Rules on stop and search changed
New restrictions are being placed on a controversial police power used to stop and search people, Home Secretary Theresa May has announced.
Police will now not be allowed to use the power unless they "reasonably suspect" a person of being a terrorist.
Last month, the European Court of Human Rights ruled the power to search people without suspicion under Section 44 of the Terrorism Act 2000 was illegal.
Shadow Home Secretary Alan Johnson said it will make the police's job harder.
Human rights campaigners Liberty said the original power had "criminalised and alienated more people than it ever protected".
The ruling followed a case brought by two people who had been stopped by police near an arms fair in London in 2003.
'Concerns over powers'
In a Commons statement, Home Secretary Theresa May said: "The first duty of government is to protect the public but that duty must never be used as a reason to ride roughshod over our civil liberties."
She said the European Court's judgement had found the use of Section 44 amounted to "the violation of the right to a private life".
The court found the powers were "drawn too broadly at the time of their initial authorisation and when they are used" and lacked sufficient safeguards to protect civil liberties.

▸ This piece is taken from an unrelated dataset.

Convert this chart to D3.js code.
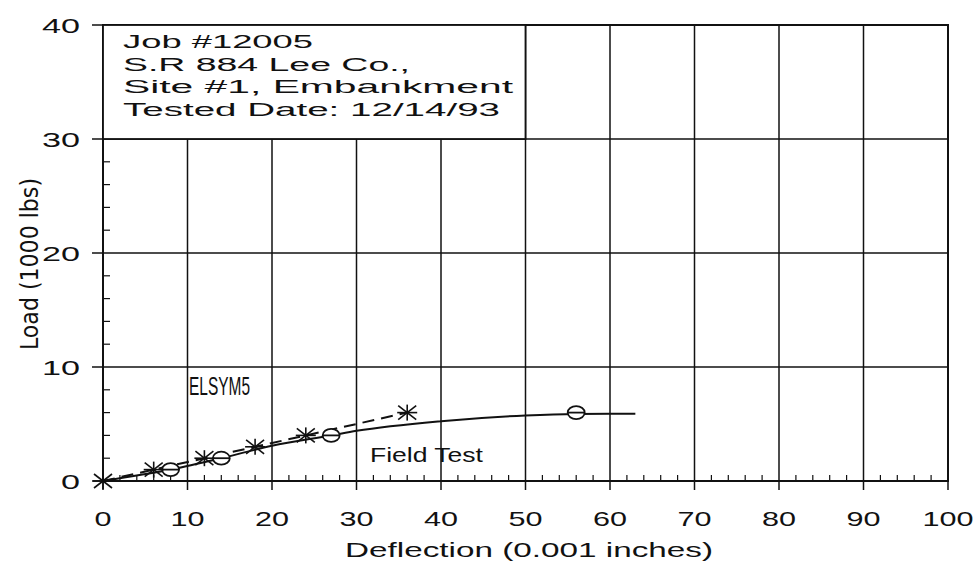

Mrs May said: "The government cannot appeal this judgement, although we would not have done so had we been able.
"We have always been clear in our concerns about these powers and they will be included as part of our review of counter-terrorism legislation."
She said after taking legal advice and consulting with police forces, the use of Section 44 powers will now be restricted to searching vehicles.
Shami Chakrabarti, director of Liberty, said the lobby group had argued against the power for 10 years.
"It is a blanket and secretive power that has been used against school kids, journalists, peace protesters and a disproportionate number of young black men.
"To our knowledge, it has never helped catch a single terrorist. This is a very important day for personal privacy, protest rights and race equality in Britain."
Lord Carlile, the government's independent reviewer of anti-terror legislation, said Section 44 had been ineffective in combating terrorism, had caused community tensions and was used "arbitrarily and for incorrect purposes".
"Section 44 has given a lot of trouble and, in any event, it's now illegal," he told BBC Radio 4's The World At One.
"You don't have to search people to discourage terrorists, the evident availability of police officers in the area, obvious uniformed policing, is just as much of a deterrent."
Shadow home secretary Alan Johnson said the court's judgment was based on the way the powers were used "some years ago".
"The number of stop and searches under Section 44 has reduced considerably over the last two years," he said.
He said the decision would restrict the powers of the police.
The case that prompted the change was brought by Kevin Gillan and Pennie Quinton, who were both stopped outside the Defence Systems and Equipment International exhibition, at the Excel Centre in London Docklands, in 2003, where there had already been protests and demonstrations.
Student Mr Gillan was detained as he was cycling to join the demonstration, while Ms Quinton, a journalist, was in the area to film the protests.
Both the High Court and the Court of Appeal rejected their claim that such tactics were illegal, ruling that stop-and-search was legitimate given the threat of terrorism in London.
However, the European Court of Human Rights (ECHR) disagreed, and declared it an unlawful violation of an individual's right to privacy and family life.